- U.S. retail sales expected to fade as help from stimulus checks runs out
- U.S. consumer sentiment index expected to show a small increase
- Senate infrastructure legislation to move forward next week
U.S. retail sales expected to fade as help from stimulus checks runs out — The consensus is for today’s June retail sales report to fall -0.4% m/m. However, the weakness is expected to stem mainly from auto sales since retail sales ex-auto sales are expected to show a modest increase of +0.4%. In May, retail sales were weak and fell by -1.3% m/m and ex-auto retail sales fell -0.7% m/m.
Retail sales have tapered off since March, when sales surged by +11.3% m/m due to the distribution of government stimulus checks. However, retail sales remain generally strong since most consumers are in solid financial shape after having saved cash during the pandemic when the travel, restaurant, and entertainment sectors were mostly closed.
U.S. consumer sentiment index expected to show a small increase — The consensus is for today’s preliminary-July University of Michigan U.S. consumer sentiment index to show a +1.0 point increase to 86.5, adding to June’s +2.6 point increase to 85.5.
The U.S. consumer sentiment index has recovered moderately from last year’s pandemic low, but has only recovered about half of the plunge seen last year due to the pandemic. The current sentiment index level of 85.5 is still -15.5 points below the pre-pandemic level of 101.0 seen in February 2020.
Consumers are encouraged by the reduced Covid infection numbers and the economic recovery. However, the Covid delta variant has recently pushed the infection figures mildly higher and is causing concerns that the pandemic will persist. Some consumers also remain concerned about the labor market since the U.S. economy is still down by 6.7 million jobs from the pre-pandemic levels.
High gasoline prices are another negative factor for consumer sentiment. The nationwide average price of regular gasoline is currently at a 6-3/4 year high of $3.155 per gallon, according to AAA.

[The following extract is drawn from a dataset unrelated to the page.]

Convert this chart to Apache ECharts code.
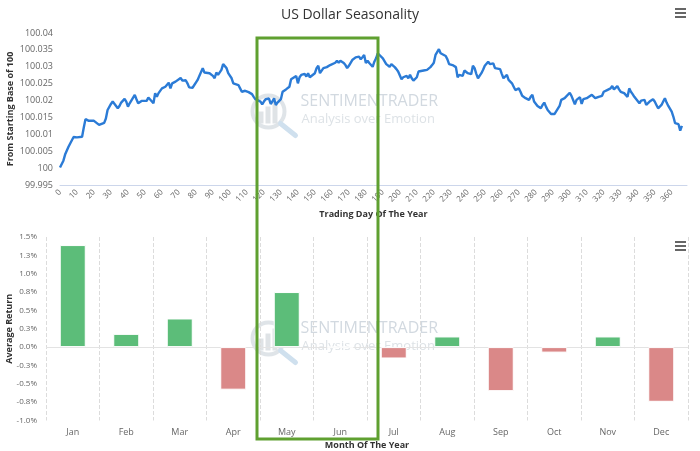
<!DOCTYPE html>
<html>
<head>
<meta charset="utf-8">
<script src="https://cdn.jsdelivr.net/npm/echarts@6/dist/echarts.min.js"></script>
<style>
html,body{margin:0;padding:0;background:#fff;}
#c{width:700px;height:451px;}
</style>
</head>
<body>
<div id="c"></div>
<script>
// ---- Data ----
var tradingDays = [0,2,3,5,6,7,8,10,11,13,14,15,17,18,20,21,23,24,26,27,28,30,31,32,34,35,36,38,39,40,41,42,44,45,46,48,49,51,52,53,55,56,57,58,60,61,62,64,65,66,68,69,71,72,74,75,76,78,79,81,82,84,85,86,88,89,90,91,92,93,94,95,96,98,99,101,102,103,105,106,107,109,110,111,113,114,115,116,118,119,120,121,123,124,125,126,127,128,130,131,132,133,135,136,137,139,140,141,142,144,145,146,147,148,150,151,152,153,155,156,157,159,160,162,163,164,165,167,168,169,170,171,172,174,176,177,178,179,180,181,182,184,185,186,187,188,190,191,192,193,194,195,197,198,199,200,201,202,204,205,206,207,208,210,211,212,214,215,216,217,218,219,220,221,223,224,225,227,228,229,231,232,233,234,235,237,238,239,240,242,243,244,245,246,248,249,250,252,253,254,255,256,257,259,260,261,263,264,265,266,267,268,270,271,272,273,274,276,277,278,279,280,281,283,284,285,286,287,289,290,291,292,294,295,297,298,300,301,302,303,304,306,307,308,309,310,311,313,314,315,317,318,319,320,322,323,324,325,326,328,329,330,332,333,334,335,336,337,338,339,341,342,343,344,345,347,348,349,350,351,352,354,355,356,357,358,359,360,361,362,363,364,365,366];
var baseValues = [100.0002,100.0022,100.0040,100.0063,100.0073,100.0078,100.0092,100.0091,100.0087,100.0093,100.0120,100.0145,100.0140,100.0137,100.0140,100.0137,100.0128,100.0133,100.0134,100.0147,100.0172,100.0190,100.0197,100.0192,100.0177,100.0184,100.0194,100.0205,100.0197,100.0182,100.0192,100.0197,100.0217,100.0204,100.0192,100.0199,100.0195,100.0199,100.0209,100.0207,100.0192,100.0222,100.0211,100.0222,100.0236,100.0231,100.0241,100.0253,100.0236,100.0251,100.0256,100.0261,100.0267,100.0259,100.0260,100.0251,100.0239,100.0238,100.0243,100.0261,100.0273,100.0296,100.0283,100.0286,100.0281,100.0286,100.0273,100.0266,100.0283,100.0276,100.0281,100.0291,100.0308,100.0296,100.0281,100.0266,100.0251,100.0253,100.0246,100.0236,100.0226,100.0229,100.0226,100.0225,100.0219,100.0211,100.0204,100.0207,100.0197,100.0189,100.0197,100.0204,100.0206,100.0190,100.0197,100.0207,100.0187,100.0194,100.0204,100.0226,100.0231,100.0233,100.0241,100.0263,100.0261,100.0273,100.0251,100.0269,100.0276,100.0279,100.0271,100.0281,100.0269,100.0271,100.0281,100.0296,100.0303,100.0281,100.0296,100.0300,100.0299,100.0305,100.0308,100.0312,100.0318,100.0312,100.0318,100.0311,100.0305,100.0296,100.0303,100.0300,100.0320,100.0328,100.0330,100.0322,100.0328,100.0335,100.0311,100.0318,100.0311,100.0300,100.0315,100.0325,100.0340,100.0335,100.0325,100.0320,100.0308,100.0312,100.0300,100.0308,100.0299,100.0293,100.0286,100.0281,100.0263,100.0269,100.0273,100.0266,100.0276,100.0266,100.0259,100.0269,100.0286,100.0283,100.0289,100.0286,100.0291,100.0293,100.0299,100.0305,100.0312,100.0335,100.0352,100.0340,100.0335,100.0332,100.0322,100.0308,100.0305,100.0310,100.0299,100.0269,100.0276,100.0273,100.0289,100.0286,100.0281,100.0278,100.0303,100.0296,100.0279,100.0266,100.0281,100.0291,100.0303,100.0315,100.0308,100.0312,100.0310,100.0296,100.0296,100.0293,100.0279,100.0266,100.0276,100.0261,100.0263,100.0251,100.0241,100.0231,100.0236,100.0226,100.0214,100.0211,100.0207,100.0202,100.0211,100.0217,100.0197,100.0192,100.0184,100.0177,100.0187,100.0194,100.0182,100.0172,100.0160,100.0162,100.0160,100.0165,100.0184,100.0202,100.0207,100.0210,100.0223,100.0214,100.0210,100.0189,100.0202,100.0210,100.0190,100.0204,100.0200,100.0207,100.0210,100.0217,100.0222,100.0207,100.0211,100.0207,100.0214,100.0226,100.0231,100.0229,100.0236,100.0243,100.0233,100.0243,100.0233,100.0226,100.0222,100.0226,100.0211,100.0236,100.0226,100.0219,100.0211,100.0207,100.0192,100.0200,100.0197,100.0202,100.0187,100.0197,100.0202,100.0204,100.0197,100.0187,100.0177,100.0187,100.0197,100.0207,100.0194,100.0184,100.0180,100.0167,100.0152,100.0133,100.0137,100.0130,100.0111,100.0125];

var months = ['Jan','Feb','Mar','Apr','May','Jun','Jul','Aug','Sep','Oct','Nov','Dec'];
var monthlyReturns = [1.39,0.18,0.39,-0.58,0.75,0,-0.155,0.145,-0.60,-0.075,0.145,-0.745];

// ---- Build chart ----
var FONT = "'Open Sans', sans-serif";
var linePoints = tradingDays.map(function(d,i){ return [d, baseValues[i]]; });
var barPoints = monthlyReturns.map(function(v){
  return { value: v, itemStyle: { color: v >= 0 ? '#5cbd79' : '#da8888' } };
});

function menuIcon(x, y){
  return {
    type: 'group', left: x, top: y, z: 50,
    children: [0,4,8].map(function(o){
      return { type:'rect', shape:{x:0,y:o,width:11,height:2}, style:{fill:'#666'} };
    })
  };
}
function watermark(y0){
  return {
    type:'group', left: 250, top: y0, z: 0, silent: true,
    children: [
      { type:'circle', shape:{cx:20,cy:18,r:16}, style:{fill:'none', stroke:'#dfe4e8', lineWidth:4} },
      { type:'rect', shape:{x:10,y:18,width:5,height:12}, style:{fill:'#dfe3e6'} },
      { type:'rect', shape:{x:17,y:13,width:5,height:17}, style:{fill:'#dfe3e6'} },
      { type:'rect', shape:{x:24,y:8,width:5,height:22}, style:{fill:'#dfe3e6'} },
      { type:'line', shape:{x1:32,y1:30,x2:47,y2:42}, style:{stroke:'#cfe0ee', lineWidth:5, lineCap:'round'} },
      { type:'text', left: 52, top: 0, style:{ text:'SENTIMENTRADER', font:'16px ' + FONT, fill:'#d2d9e0' } },
      { type:'text', left: 53, top: 19, style:{ text:'Analysis over Emotion', font:'13px ' + FONT, fill:'#dde2e6' } }
    ]
  };
}

var option = {
  animation: false,
  backgroundColor: '#fff',
  textStyle: { fontFamily: FONT },
  title: {
    text: 'US Dollar Seasonality',
    left: 'center', top: 3,
    textStyle: { fontFamily: FONT, fontSize: 14, fontWeight: 'normal', color: '#333' }
  },
  graphic: [
    watermark(93),
    watermark(320),
    menuIcon(675, 8),
    menuIcon(675, 241),
    { type:'rect', z: 100, silent: true,
      shape:{ x:257, y:38, width:121, height:401 },
      style:{ fill:'none', stroke:'#5fa030', lineWidth:3 } }
  ],
  grid: [
    { left: 60, right: 13, top: 33, height: 152, containLabel: false, outerBoundsMode: 'none' },
    { left: 46, right: 12, top: 237, height: 183.5, containLabel: false, outerBoundsMode: 'none' }
  ],
  xAxis: [
    { gridIndex: 0, type: 'value', min: 0, max: 369, interval: 10,
      name: 'Trading Day Of The Year', nameLocation: 'middle', nameGap: 25, nameMoveOverlap: false,
      nameTextStyle: { fontFamily: FONT, fontSize: 9, fontWeight: 'bold', color: '#333' },
      axisLine: { show: true, lineStyle: { color: '#ccd6eb', width: 1 } },
      axisTick: { show: false },
      splitLine: { show: false },
      axisLabel: { rotate: 45, fontSize: 8, color: '#666', margin: 6, showMaxLabel: false,
        formatter: function(v){ return v % 10 === 0 ? String(v) : ''; } } },
    { gridIndex: 1, type: 'category', data: months, boundaryGap: true,
      name: 'Month Of The Year', nameLocation: 'middle', nameGap: 20, nameMoveOverlap: false,
      nameTextStyle: { fontFamily: FONT, fontSize: 9, fontWeight: 'bold', color: '#333' },
      axisLine: { show: false, onZero: false },
      axisTick: { show: false },
      splitLine: { show: true, lineStyle: { color: '#dcdcdc', type: 'dashed', width: 1 } },
      axisLabel: { fontSize: 9, color: '#666', margin: 7 } }
  ],
  yAxis: [
    { gridIndex: 0, type: 'value', min: 99.995, max: 100.04, interval: 0.005,
      name: 'From Starting Base of 100', nameLocation: 'middle', nameGap: 45, nameMoveOverlap: false,
      nameTextStyle: { fontFamily: FONT, fontSize: 9, fontWeight: 'bold', color: '#333' },
      axisLine: { show: false }, axisTick: { show: false }, splitLine: { show: false },
      axisLabel: { fontSize: 9, color: '#666', margin: 7 } },
    { gridIndex: 1, type: 'value', min: -1, max: 1.5, interval: 0.25,
      name: 'Average Return', nameLocation: 'middle', nameGap: 32, nameMoveOverlap: false,
      nameTextStyle: { fontFamily: FONT, fontSize: 9, fontWeight: 'bold', color: '#333' },
      axisLine: { show: false }, axisTick: { show: false }, splitLine: { show: false },
      axisLabel: { fontSize: 8, color: '#666', margin: 9,
        formatter: function(v){ return v.toFixed(1) + '%'; } } }
  ],
  series: [
    { type: 'line', xAxisIndex: 0, yAxisIndex: 0, data: linePoints,
      showSymbol: false, symbol: 'none',
      lineStyle: { color: '#2b7bd6', width: 2.4 }, z: 5 },
    { type: 'bar', xAxisIndex: 1, yAxisIndex: 1, data: barPoints,
      barWidth: 26,
      itemStyle: { borderColor: '#fff', borderWidth: 1 },
      markLine: { silent: true, symbol: 'none', label: { show: false },
        lineStyle: { color: '#e3e3e3', type: 'solid', width: 1 },
        data: [ { yAxis: 0 } ] },
      z: 5 }
  ]
};

var chart = echarts.init(document.getElementById('c'), null, { renderer: 'canvas' });
chart.setOption(option);
</script>
</body>
</html>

Consumers are being forced to use a larger portion of their disposable income to buy gasoline that has become more expensive due to the success of the OPEC+ cartel in restricting oil production and pushing oil and gasoline prices higher.
Senate infrastructure legislation to move forward next week — Senate Majority Leader Schumer on Thursday announced that he intends to hold a test vote next Wednesday on the bipartisan infrastructure plan.

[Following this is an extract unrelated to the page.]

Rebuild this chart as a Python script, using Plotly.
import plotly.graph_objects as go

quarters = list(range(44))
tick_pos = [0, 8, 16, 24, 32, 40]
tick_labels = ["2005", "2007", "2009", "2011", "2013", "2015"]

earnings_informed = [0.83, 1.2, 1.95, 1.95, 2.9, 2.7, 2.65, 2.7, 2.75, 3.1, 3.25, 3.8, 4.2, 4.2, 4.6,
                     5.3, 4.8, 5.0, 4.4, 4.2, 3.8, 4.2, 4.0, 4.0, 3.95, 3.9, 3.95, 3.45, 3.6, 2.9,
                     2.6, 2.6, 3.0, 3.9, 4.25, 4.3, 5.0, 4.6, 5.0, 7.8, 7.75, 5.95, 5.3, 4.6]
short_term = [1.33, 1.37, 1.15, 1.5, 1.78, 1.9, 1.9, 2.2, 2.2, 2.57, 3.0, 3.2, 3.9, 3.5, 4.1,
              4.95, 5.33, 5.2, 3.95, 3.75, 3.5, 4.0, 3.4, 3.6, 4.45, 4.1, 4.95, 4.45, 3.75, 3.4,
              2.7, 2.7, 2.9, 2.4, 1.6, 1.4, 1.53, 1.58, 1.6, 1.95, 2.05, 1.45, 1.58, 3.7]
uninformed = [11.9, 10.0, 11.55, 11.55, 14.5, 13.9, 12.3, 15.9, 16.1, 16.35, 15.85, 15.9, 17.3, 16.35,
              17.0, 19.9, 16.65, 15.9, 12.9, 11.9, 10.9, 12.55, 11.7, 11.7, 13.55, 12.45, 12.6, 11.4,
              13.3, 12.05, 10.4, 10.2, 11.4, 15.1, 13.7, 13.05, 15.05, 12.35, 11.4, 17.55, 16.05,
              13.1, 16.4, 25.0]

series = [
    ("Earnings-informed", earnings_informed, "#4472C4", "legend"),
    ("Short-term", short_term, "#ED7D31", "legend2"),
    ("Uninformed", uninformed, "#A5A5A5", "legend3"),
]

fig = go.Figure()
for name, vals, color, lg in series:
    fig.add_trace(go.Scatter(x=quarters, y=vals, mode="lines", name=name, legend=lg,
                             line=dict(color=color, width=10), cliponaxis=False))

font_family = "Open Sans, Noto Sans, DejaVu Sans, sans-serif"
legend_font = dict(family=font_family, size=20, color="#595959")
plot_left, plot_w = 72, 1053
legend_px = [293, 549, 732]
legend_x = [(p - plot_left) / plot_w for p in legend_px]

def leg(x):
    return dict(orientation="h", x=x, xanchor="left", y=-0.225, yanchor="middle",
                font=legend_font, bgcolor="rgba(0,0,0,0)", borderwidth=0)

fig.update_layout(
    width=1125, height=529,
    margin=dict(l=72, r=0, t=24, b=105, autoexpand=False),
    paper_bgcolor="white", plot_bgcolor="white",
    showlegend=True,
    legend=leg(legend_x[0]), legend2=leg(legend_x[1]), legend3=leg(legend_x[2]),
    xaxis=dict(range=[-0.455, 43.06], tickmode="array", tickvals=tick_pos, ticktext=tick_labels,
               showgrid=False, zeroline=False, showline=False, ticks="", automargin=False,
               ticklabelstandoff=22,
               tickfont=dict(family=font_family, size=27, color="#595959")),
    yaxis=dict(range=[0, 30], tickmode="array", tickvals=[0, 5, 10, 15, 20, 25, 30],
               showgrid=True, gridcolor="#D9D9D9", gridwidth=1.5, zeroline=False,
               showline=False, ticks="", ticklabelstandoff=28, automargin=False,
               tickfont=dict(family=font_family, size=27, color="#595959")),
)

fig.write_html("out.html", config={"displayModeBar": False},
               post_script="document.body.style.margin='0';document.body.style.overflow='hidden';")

The Senate is only scheduled to be in session for another three weeks before leaving on August 9 for its summer recess. The Senate will then be on recess until September 13.

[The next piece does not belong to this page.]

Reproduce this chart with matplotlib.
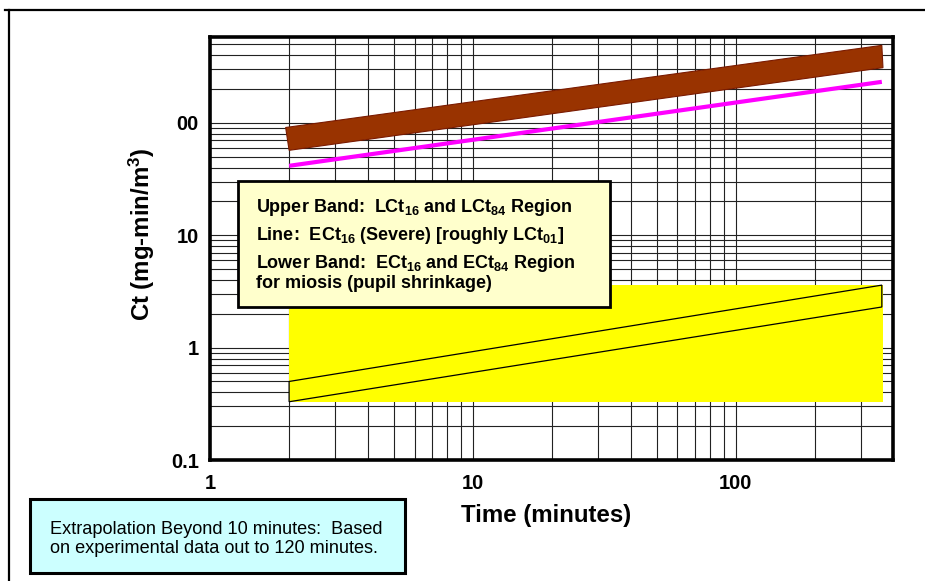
import matplotlib
matplotlib.use("Agg")
import matplotlib.pyplot as plt
from matplotlib.patches import Rectangle, Polygon
from matplotlib.lines import Line2D
from matplotlib.ticker import FixedLocator, LogLocator, NullFormatter

plt.rcParams['font.family'] = ['Liberation Sans', 'DejaVu Sans']
plt.rcParams['mathtext.fontset'] = 'custom'
plt.rcParams['mathtext.rm'] = 'Liberation Sans:bold'
plt.rcParams['mathtext.it'] = 'Liberation Sans:bold'
plt.rcParams['mathtext.bf'] = 'Liberation Sans:bold'

# donnees (temps en minutes, Ct en mg-min/m3)
times = [2, 360]
lct_upper = [91, 490]       # bande haute : LCt16 / LCt84
lct_lower = [57, 310]
ect16_severe = [41.5, 232]  # ligne ECt16 (severe)
miosis_upper = [0.50, 3.6]  # bande basse : ECt16 / ECt84 miosis
miosis_lower = [0.33, 2.3]

x_ticks = [1, 10, 100]
x_ticklabels = ['1', '10', '100']
y_ticks = [0.1, 1, 10, 100]
y_ticklabels = ['0.1', '1', '10', '00']

W, H = 925, 581
fig = plt.figure(figsize=(9.25, 5.81), dpi=100)
ax = fig.add_axes([210 / W, 1 - 460 / H, 683 / W, 423.3 / H])

ax.set_xscale('log')
ax.set_yscale('log')
ax.set_xlim(1, 397)
ax.set_ylim(0.1, 585)

# grille log complete
ax.set_axisbelow(True)
ax.xaxis.set_major_locator(FixedLocator(x_ticks))
ax.yaxis.set_major_locator(FixedLocator(y_ticks))
ax.xaxis.set_minor_locator(LogLocator(base=10, subs=range(2, 10)))
ax.yaxis.set_minor_locator(LogLocator(base=10, subs=range(2, 10)))
ax.xaxis.set_minor_formatter(NullFormatter())
ax.yaxis.set_minor_formatter(NullFormatter())
ax.set_xticklabels(x_ticklabels)
ax.set_yticklabels(y_ticklabels)
ax.grid(True, which='both', color='#222222', linewidth=0.8)
ax.tick_params(which='both', length=0)
ax.tick_params(axis='x', pad=10, labelsize=14.5)
ax.tick_params(axis='y', pad=8, labelsize=14.5)
for lab in ax.get_xticklabels() + ax.get_yticklabels():
    lab.set_fontweight('bold')
for sp in ax.spines.values():
    sp.set_linewidth(2.6)
    sp.set_zorder(5)

# bande basse (miosis) : rectangle jaune + bande
ax.add_patch(Rectangle((times[0], miosis_lower[0]), times[1] * 1.01 - times[0],
                       miosis_upper[1] - miosis_lower[0],
                       facecolor='#FFFF00', edgecolor='none', zorder=2))
ax.add_patch(Polygon([(times[0], miosis_lower[0]), (times[0], miosis_upper[0]),
                      (times[1], miosis_upper[1]), (times[1], miosis_lower[1])],
                     closed=True, facecolor='none', edgecolor='black',
                     linewidth=0.9, zorder=3))

# bande haute (LCt)
ax.add_patch(Polygon([(times[0] * 0.97, lct_upper[0]), (times[1], lct_upper[1]),
                      (times[1] * 1.01, lct_lower[1]), (times[0], lct_lower[0])],
                     closed=True, facecolor='#993300', edgecolor='#7a1a00',
                     linewidth=0.8, zorder=3))

# ligne ECt16
ax.plot(times, ect16_severe, color='#FF00FF', linewidth=3, zorder=3,
        solid_capstyle='butt')

ax.set_xlabel('Time (minutes)', fontsize=17.3, fontweight='bold')
ax.xaxis.set_label_coords(0.492, -0.105)
ax.set_ylabel('Ct (mg-min/m$^3$)', fontsize=17.3, fontweight='bold')
ax.yaxis.set_label_coords(-0.078, 0.534)

# cadre exterieur
fig.add_artist(Line2D([8.5 / W, 8.5 / W], [0, 1 - 10 / H], color='black',
                      linewidth=1.6, transform=fig.transFigure))
fig.add_artist(Line2D([5 / W, 1], [1 - 10 / H, 1 - 10 / H], color='black',
                      linewidth=1.6, transform=fig.transFigure))

# encadre legende
fig.add_artist(Rectangle((237.5 / W, 1 - 306.5 / H), 372.5 / W, 125.5 / H,
                         facecolor='#FFFFCC', edgecolor='black', linewidth=2,
                         transform=fig.transFigure, zorder=6))
legend_lines = [
    (207, 'Upper Band:  LCt$_{16}$ and LCt$_{84}$ Region'),
    (236, 'Line:  ECt$_{16}$ (Severe) [roughly LCt$_{01}$]'),
    (263.5, 'Lower Band:  ECt$_{16}$ and ECt$_{84}$ Region'),
    (284, 'for miosis (pupil shrinkage)'),
]
for yy, txt in legend_lines:
    fig.text(256 / W, 1 - yy / H, txt, fontsize=13, fontweight='bold',
             va='center', ha='left', zorder=7)

# encadre extrapolation
fig.add_artist(Rectangle((30 / W, 1 - 572.5 / H), 375 / W, 73.5 / H,
                         facecolor='#CCFFFF', edgecolor='black', linewidth=2.2,
                         transform=fig.transFigure, zorder=6))
fig.text(49.5 / W, 1 - 529 / H, 'Extrapolation Beyond 10 minutes:  Based',
         fontsize=13.1, va='center', ha='left', zorder=7)
fig.text(49.5 / W, 1 - 548.5 / H, 'on experimental data out to 120 minutes.',
         fontsize=13.1, va='center', ha='left', zorder=7)

fig.savefig('out.png', dpi=100)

Mr. Schumer is pushing hard to get a vote on the bipartisan infrastructure bill and the $3.5 trillion Democratic budget resolution before leaving for the August recess. However, neither bill is ready.
Senators next Wednesday will be called upon to vote on an infrastructure shelf bill that may not contain all the details of the $579 billion bipartisan infrastructure plan, which will make it even harder to attract the 60 votes necessary to avoid a filibuster.
In addition, the bipartisan plan ran into trouble on Thursday when Senators dropped the idea of spending $40 billion on the IRS to get $100 billion more in revenue. The bipartisan group of Senators now face the difficult problem of trying to replace a $100 billion pay-for.
Mr. Schumer is trying to get the bipartisan group to either put-up or shut-up about their bill and avoid allowing the negotiations to be drawn out any further. If the bipartisan bill cannot get past a Republican filibuster, then Democrats will roll the infrastructure measures into their $3.5 trillion social spending bill.
Meanwhile, the House this Monday will return from its Fourth of July recess. The House passed an infrastructure bill before leaving for its Fourth of July recess, which will be introduced into the Senate on Monday as a legislative vehicle for a Senate infrastructure bill.
House Speaker Pelosi has said that the House will not vote on any bipartisan Senate infrastructure bill before the Senate has also passed the $3.5 trillion social spending bill. The House is therefore in a wait-and-see mode as the legislative gears in the Senate grind slowly forward.
The debt ceiling will gain increased attention in the next few weeks since the debt ceiling will be reinstated in about two weeks on July 30. The Treasury will then be forced to use emergency procedures to conserve cash. However, the Treasury will eventually run out of cash and will have no legal authority to borrow more money, meaning the Treasury will then hit its “X-Date” when it starts to default on its obligations, possibly including a sovereign default on Treasury security debt.
The Bipartisan Policy Center has warned that it will be particularly difficult to predict the X-date this time around because of “the high uncertainty of Treasury Department cash flows relating to COVID-19 relief disbursements and the pace of the economic recovery.” The BPC is predicting an X-day sometime “this fall,” after the new fiscal year begins on October 1. That means that Congress will likely include a debt ceiling hike with the new fiscal-year spending bill that will be necessary to keep the government open past Oct 1.